>> START
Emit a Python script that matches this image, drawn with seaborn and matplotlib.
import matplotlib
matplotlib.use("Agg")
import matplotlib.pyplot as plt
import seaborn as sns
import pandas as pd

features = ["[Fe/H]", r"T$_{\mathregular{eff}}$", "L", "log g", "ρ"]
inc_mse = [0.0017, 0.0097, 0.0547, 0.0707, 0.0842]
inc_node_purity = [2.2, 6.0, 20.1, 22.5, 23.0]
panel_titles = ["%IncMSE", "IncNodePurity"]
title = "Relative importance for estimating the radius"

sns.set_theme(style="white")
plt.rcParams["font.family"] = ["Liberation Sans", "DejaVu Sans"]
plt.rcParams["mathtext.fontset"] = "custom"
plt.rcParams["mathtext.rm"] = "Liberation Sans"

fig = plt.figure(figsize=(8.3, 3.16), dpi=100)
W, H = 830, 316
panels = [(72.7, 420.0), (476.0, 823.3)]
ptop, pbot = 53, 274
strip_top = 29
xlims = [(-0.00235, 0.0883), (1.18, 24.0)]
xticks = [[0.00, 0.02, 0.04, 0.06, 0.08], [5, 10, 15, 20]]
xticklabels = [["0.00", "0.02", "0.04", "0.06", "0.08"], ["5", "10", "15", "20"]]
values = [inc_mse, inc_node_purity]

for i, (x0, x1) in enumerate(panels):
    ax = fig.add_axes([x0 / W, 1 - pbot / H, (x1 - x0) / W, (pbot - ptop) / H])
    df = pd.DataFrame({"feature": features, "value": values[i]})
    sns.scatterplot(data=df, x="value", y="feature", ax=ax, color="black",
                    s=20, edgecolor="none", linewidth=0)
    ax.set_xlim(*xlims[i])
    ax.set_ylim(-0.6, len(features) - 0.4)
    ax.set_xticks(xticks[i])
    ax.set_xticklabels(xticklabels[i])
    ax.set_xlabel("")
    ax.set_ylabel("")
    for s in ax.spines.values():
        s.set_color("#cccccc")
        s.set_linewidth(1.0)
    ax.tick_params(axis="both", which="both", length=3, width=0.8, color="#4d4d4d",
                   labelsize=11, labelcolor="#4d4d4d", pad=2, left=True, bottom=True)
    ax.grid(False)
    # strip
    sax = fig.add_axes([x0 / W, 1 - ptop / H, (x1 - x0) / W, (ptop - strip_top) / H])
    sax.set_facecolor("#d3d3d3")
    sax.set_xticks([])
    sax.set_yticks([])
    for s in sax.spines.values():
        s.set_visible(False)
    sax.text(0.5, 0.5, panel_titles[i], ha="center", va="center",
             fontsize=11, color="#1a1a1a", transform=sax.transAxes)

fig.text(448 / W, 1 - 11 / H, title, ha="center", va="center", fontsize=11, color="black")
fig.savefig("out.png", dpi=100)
>> END
>> START
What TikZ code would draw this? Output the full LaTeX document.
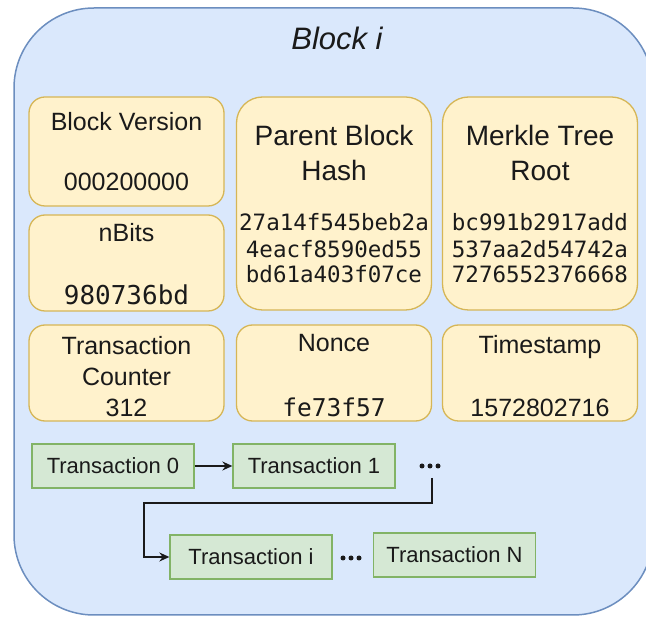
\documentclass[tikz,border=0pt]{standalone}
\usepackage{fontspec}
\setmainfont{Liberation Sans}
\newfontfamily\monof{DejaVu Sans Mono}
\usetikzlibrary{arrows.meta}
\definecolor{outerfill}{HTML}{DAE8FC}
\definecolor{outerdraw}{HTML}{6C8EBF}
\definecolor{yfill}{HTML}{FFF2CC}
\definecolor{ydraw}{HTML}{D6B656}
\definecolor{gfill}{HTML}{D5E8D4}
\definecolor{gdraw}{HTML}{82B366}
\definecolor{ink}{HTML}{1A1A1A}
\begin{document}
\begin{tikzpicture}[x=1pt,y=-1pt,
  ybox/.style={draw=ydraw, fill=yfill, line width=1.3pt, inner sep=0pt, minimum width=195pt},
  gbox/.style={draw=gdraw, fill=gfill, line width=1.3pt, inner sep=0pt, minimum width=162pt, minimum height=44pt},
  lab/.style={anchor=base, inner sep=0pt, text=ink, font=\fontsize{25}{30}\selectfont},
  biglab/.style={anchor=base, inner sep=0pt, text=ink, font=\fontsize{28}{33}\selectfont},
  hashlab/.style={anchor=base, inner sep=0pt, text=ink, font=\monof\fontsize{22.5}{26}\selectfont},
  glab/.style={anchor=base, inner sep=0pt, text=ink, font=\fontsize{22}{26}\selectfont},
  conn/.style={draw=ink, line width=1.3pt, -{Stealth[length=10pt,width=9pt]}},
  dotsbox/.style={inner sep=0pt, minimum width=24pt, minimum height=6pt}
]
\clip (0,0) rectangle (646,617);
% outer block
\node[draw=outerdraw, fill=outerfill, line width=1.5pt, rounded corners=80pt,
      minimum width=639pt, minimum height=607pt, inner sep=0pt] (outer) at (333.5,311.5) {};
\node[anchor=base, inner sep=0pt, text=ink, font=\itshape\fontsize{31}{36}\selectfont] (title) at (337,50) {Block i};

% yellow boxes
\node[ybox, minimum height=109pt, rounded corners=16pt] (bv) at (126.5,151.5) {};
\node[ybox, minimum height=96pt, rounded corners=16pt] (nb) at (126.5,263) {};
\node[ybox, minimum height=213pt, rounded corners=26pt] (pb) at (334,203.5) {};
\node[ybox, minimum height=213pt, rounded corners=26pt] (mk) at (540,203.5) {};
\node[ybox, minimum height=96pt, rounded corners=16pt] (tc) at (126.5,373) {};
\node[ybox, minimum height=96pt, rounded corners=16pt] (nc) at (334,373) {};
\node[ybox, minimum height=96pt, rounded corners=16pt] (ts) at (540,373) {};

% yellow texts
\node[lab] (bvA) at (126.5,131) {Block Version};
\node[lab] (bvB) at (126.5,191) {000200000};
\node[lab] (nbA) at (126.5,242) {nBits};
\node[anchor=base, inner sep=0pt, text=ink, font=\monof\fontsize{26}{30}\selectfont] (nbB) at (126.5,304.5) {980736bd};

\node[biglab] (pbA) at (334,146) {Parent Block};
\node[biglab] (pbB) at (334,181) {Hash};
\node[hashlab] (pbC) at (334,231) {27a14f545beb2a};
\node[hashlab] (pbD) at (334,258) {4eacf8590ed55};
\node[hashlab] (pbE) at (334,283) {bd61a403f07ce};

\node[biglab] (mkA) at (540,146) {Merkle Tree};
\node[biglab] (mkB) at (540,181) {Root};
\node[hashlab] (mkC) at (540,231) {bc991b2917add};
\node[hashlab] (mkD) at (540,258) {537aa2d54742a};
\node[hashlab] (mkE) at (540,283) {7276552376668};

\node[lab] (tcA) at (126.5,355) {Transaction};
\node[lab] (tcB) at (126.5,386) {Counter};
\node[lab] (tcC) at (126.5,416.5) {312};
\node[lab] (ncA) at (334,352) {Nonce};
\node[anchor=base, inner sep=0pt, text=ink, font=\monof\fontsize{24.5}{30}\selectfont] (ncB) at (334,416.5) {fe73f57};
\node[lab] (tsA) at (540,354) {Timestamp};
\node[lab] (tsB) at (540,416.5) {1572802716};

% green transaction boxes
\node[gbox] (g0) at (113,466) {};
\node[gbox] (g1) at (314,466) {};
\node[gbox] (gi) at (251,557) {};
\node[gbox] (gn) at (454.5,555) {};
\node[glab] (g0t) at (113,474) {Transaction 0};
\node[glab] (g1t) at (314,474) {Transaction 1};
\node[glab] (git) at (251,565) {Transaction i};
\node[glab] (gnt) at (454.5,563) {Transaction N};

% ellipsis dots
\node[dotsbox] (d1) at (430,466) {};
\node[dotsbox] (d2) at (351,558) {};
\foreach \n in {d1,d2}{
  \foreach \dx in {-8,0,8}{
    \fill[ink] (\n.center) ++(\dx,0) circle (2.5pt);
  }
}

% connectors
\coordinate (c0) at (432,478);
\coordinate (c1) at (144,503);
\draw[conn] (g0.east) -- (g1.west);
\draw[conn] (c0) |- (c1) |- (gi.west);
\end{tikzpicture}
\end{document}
>> END
■ **Problem to solve**:
Copy only the lines above from the one containing "What TikZ code" through the one containing "(title) at (337,50)", both included. Leave out the pictures.

■ **Exercise response**:
What TikZ code would draw this? Output the full LaTeX document.
\documentclass[tikz,border=0pt]{standalone}
\usepackage{fontspec}
\setmainfont{Liberation Sans}
\newfontfamily\monof{DejaVu Sans Mono}
\usetikzlibrary{arrows.meta}
\definecolor{outerfill}{HTML}{DAE8FC}
\definecolor{outerdraw}{HTML}{6C8EBF}
\definecolor{yfill}{HTML}{FFF2CC}
\definecolor{ydraw}{HTML}{D6B656}
\definecolor{gfill}{HTML}{D5E8D4}
\definecolor{gdraw}{HTML}{82B366}
\definecolor{ink}{HTML}{1A1A1A}
\begin{document}
\begin{tikzpicture}[x=1pt,y=-1pt,
  ybox/.style={draw=ydraw, fill=yfill, line width=1.3pt, inner sep=0pt, minimum width=195pt},
  gbox/.style={draw=gdraw, fill=gfill, line width=1.3pt, inner sep=0pt, minimum width=162pt, minimum height=44pt},
  lab/.style={anchor=base, inner sep=0pt, text=ink, font=\fontsize{25}{30}\selectfont},
  biglab/.style={anchor=base, inner sep=0pt, text=ink, font=\fontsize{28}{33}\selectfont},
  hashlab/.style={anchor=base, inner sep=0pt, text=ink, font=\monof\fontsize{22.5}{26}\selectfont},
  glab/.style={anchor=base, inner sep=0pt, text=ink, font=\fontsize{22}{26}\selectfont},
  conn/.style={draw=ink, line width=1.3pt, -{Stealth[length=10pt,width=9pt]}},
  dotsbox/.style={inner sep=0pt, minimum width=24pt, minimum height=6pt}
]
\clip (0,0) rectangle (646,617);
% outer block
\node[draw=outerdraw, fill=outerfill, line width=1.5pt, rounded corners=80pt,
      minimum width=639pt, minimum height=607pt, inner sep=0pt] (outer) at (333.5,311.5) {};
\node[anchor=base, inner sep=0pt, text=ink, font=\itshape\fontsize{31}{36}\selectfont] (title) at (337,50) {Block i};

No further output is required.